The U.S. military has a history of escorting civilian vessels through waters off the coast of Iran at times of provocation and tension. In 2015, then-Defense Secretary Ash Carter authorized Navy escorts through the Strait of Hormuz for all U.S.-flagged ships after the IRGC briefly seized control of the Marshall Islands-flagged container ship Maersk Tigris and harassed another commercial vessel.
In 1987, amid Iranian tensions and hostility, the U.S. Navy drew up an elaborate -- and vastly resource-consuming -- plan to provide sea and air protection for any commercial assets transiting through the gulf.
Currently, the Navy's Abraham Lincoln Carrier Strike Group and Boxer Amphibious Ready Group are operating in the region.
Esper said he plans to visit U.S. Central Command next week to further discuss Operation Sentinel and topics including the prospect of deploying military escorts.

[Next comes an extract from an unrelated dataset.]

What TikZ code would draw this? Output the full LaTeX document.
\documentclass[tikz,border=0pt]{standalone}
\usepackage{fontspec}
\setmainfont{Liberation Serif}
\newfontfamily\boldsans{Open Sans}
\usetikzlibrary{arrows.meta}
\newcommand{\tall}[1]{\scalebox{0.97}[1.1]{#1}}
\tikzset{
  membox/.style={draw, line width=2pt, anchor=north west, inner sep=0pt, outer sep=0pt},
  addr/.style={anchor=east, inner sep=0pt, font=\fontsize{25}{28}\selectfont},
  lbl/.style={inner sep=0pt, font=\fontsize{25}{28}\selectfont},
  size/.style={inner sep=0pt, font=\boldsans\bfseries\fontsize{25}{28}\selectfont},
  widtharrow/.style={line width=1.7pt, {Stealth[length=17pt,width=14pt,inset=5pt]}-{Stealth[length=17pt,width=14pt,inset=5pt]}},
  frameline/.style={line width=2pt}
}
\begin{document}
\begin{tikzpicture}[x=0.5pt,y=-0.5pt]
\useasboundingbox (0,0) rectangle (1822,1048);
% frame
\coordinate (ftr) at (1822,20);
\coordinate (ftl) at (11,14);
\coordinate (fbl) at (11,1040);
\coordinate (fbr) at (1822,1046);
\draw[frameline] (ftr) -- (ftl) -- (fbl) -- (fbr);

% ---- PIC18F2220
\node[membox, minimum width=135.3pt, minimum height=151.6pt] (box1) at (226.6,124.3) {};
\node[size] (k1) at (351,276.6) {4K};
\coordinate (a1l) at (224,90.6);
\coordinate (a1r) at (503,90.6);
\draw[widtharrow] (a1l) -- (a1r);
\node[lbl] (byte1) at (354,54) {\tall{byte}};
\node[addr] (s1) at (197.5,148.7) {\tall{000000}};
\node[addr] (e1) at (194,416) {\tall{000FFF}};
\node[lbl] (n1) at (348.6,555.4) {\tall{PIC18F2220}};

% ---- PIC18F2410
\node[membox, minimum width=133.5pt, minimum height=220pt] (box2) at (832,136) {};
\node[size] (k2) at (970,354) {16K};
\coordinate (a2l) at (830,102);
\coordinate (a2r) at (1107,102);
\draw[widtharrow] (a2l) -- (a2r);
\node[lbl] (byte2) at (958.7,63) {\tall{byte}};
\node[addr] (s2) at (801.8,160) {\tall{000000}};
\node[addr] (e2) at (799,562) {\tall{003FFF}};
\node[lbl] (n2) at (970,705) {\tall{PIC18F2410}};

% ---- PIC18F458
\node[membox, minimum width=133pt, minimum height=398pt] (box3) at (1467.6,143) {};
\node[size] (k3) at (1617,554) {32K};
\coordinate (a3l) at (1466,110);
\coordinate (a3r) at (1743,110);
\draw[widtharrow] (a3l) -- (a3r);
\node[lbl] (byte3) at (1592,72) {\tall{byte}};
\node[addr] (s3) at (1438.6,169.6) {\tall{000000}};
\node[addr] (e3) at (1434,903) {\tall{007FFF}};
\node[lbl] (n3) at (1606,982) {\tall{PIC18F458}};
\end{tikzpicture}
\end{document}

"To the degree that circumstances warrant, that we think that maybe a U.S. ship may be under some sort of threat, being stopped or being seized, we would want to make sure we have the capacity to make sure that doesn't happen," he said. "In some cases, that may be strictly an overhead capability; it may mean a U.S. naval warship is in proximity. I don't necessarily mean that every U.S.-flagged ship going through the strait has a destroyer right behind it."

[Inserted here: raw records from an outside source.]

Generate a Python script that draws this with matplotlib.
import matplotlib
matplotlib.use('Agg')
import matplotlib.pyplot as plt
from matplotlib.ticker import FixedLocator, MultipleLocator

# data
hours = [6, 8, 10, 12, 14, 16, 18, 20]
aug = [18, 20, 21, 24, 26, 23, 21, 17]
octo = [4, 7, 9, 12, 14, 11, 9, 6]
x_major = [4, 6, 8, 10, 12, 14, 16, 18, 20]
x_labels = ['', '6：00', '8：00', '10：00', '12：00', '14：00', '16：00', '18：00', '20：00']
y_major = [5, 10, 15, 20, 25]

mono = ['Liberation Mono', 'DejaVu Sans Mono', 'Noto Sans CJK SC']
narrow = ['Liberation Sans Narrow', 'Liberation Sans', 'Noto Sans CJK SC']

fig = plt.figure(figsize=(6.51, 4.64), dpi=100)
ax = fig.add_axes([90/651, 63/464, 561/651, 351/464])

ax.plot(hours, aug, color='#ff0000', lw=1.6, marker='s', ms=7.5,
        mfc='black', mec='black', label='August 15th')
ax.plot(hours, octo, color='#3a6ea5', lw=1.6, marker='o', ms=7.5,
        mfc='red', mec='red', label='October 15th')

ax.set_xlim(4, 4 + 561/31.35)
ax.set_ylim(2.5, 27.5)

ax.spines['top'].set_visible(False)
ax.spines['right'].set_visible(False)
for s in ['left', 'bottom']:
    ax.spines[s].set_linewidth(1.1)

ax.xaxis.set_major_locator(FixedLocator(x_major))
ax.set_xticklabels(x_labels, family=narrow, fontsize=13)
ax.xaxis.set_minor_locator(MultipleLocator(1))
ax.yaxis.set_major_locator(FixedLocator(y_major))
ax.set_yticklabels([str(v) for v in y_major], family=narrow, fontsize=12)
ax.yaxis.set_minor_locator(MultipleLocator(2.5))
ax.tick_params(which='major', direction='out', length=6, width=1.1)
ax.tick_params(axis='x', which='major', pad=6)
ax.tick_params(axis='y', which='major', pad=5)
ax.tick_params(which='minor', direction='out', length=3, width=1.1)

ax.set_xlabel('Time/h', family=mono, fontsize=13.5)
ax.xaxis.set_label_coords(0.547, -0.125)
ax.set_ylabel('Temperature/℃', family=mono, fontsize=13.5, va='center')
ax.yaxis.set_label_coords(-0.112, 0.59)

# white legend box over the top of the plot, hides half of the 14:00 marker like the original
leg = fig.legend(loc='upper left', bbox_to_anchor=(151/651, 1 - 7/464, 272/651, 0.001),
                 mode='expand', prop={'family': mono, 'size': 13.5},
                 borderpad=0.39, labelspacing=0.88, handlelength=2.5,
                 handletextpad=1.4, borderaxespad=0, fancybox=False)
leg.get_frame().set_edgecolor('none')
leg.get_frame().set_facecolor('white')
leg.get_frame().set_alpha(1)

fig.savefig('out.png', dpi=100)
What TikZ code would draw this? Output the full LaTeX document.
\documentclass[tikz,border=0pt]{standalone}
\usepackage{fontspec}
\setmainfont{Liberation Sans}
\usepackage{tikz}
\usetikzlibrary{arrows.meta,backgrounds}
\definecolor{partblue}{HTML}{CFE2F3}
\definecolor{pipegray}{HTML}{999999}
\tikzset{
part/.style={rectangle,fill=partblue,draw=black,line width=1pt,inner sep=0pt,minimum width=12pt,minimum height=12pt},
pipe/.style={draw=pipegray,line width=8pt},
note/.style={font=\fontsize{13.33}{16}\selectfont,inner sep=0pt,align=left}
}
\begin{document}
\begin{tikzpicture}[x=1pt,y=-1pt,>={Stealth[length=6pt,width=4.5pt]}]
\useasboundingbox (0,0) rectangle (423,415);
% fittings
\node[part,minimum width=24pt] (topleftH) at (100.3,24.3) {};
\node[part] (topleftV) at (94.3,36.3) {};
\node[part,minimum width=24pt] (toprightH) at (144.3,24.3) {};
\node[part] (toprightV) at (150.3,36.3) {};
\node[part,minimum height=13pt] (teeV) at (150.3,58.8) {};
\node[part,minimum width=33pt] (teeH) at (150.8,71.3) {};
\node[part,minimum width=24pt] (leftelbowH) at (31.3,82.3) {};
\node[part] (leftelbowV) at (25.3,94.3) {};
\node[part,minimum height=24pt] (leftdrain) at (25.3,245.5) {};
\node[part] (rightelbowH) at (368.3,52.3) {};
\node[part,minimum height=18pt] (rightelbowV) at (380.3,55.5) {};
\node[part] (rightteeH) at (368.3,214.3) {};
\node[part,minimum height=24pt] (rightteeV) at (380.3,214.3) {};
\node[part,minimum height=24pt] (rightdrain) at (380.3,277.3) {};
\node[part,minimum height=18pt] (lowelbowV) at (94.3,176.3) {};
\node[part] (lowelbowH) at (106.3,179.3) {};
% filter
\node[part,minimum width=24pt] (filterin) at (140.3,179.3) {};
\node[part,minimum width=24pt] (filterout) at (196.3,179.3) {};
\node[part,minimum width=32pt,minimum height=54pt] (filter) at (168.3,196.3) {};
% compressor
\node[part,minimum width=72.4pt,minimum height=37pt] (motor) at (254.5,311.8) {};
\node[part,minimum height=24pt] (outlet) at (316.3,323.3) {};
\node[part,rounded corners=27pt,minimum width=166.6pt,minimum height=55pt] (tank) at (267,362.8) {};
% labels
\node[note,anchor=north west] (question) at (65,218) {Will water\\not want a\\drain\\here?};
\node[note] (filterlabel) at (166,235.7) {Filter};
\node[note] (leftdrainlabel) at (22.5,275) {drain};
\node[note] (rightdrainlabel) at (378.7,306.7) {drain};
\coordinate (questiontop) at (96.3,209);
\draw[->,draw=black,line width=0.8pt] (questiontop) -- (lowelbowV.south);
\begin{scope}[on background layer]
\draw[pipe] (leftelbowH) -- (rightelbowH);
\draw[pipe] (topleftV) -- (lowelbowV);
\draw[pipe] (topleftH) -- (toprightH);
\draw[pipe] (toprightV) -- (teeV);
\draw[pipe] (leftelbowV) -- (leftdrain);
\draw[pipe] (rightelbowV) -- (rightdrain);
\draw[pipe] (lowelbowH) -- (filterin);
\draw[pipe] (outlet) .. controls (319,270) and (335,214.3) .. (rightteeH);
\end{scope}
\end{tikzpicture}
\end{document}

Esper said he wants to avoid entering a "tit-for-tat" conflict with Iran similar to that between Iran and the United Kingdom. Earlier this month, the U.K. seized an Iranian tanker, and Iran responded by seizing a British-flagged one.
"We don't get into those situations where there's a provocation, where there's a seizure of a ship or something like that," he said. "We're trying to de-escalate and, at the same time, message to them that without precondition, any time, any place, we're willing to meet with them and enter into a negotiation."